1. Allocate VBOs for each node of geometry in the scene, fill them up, render them, and dispose of them. Aagh!
2. Allocate one VBO for the duration of the scene, then slice() it up into bits each frame and render the geometry with them, then dispose the slices. Aaagh!
3. Allocate one VBO for the duration of the scene, fill it up with geometry and remember the starts and lengths somewhere, render just those bits by setting the position() and limit().

I hope it’s clear that 3. is a couple of orders of magnitude faster.

Cas

Thanks for clarification.

As far as VBO is concerned, and general (VBO) usage guidelines never raised much question.

I was mainly probing to see what kind of improment/degradation occured in those programs which have one or more tight loops per-frame where dynamic textures are downloaded. i.e: if in a certain context I have to download 3 textures per-frame, lets assume for example 3 planes of a YUV frame, then thats 3 additional JNI calls one would have to make to rewind the buffer twice, once before and once after filling it up. One could make all sorts of arguments about packing textures, but truth of the matter is, everyone will always have some argument to be made.

Anyways, I must be the only one who sees issue with additional JNI overhead, so without further ado, its all clear.

There is no JNI involved in setting or retrieving the position or limit of a Buffer. This is all Java code and when these values are passed from JOGL’s Java code to C via JNI the values are all fetched using pure Java code. The only additional overhead is in passing down an additional int argument through JNI (negligible) and adding this offset on to the base pointer (again, negligible). We did some performance testing with higih-throughput demos like the VertexArrayRange demo and weren’t able to see any speed hit from paying attention to buffer offsets.
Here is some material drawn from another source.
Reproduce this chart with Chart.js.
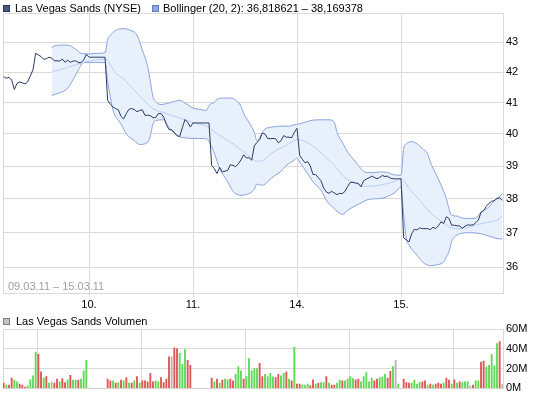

Ok well in that case, attribute this to lack of sleep (and/or other misdeed on my part) that I did notice a minor difference in CPU usage between the two test runs of a program based on JOGL 1.1.1 and one based on JSR-231 (beta1). I will continue all conversion to JSR-231 as all other improvements outweigh this (aparently misconceived on my part detriment) and if I do indeed solidify substantial performance degradation, I will post for further discussion.

P.S:
Test machine: P3 @ 500Mhz, Radeon 9k
JOGL 1.1.1 test run consumed on average about ~2%.
JSR-231 beta1 consumed on average about ~9%.

In my efforts to sqeeze out most of the CPU for other tasks, I may have overstepped common sense and forgotten that premature optimizations are root of all evil.

A lot has changed in the JOGL implementation since 1.1.1 and it’s certainly possible that additional code in the JOGL implementation could be the cause of the increased CPU consumption. If you get some profile data from your application pointing to new code in JOGL as the culprit then please provide a test case and file a bug.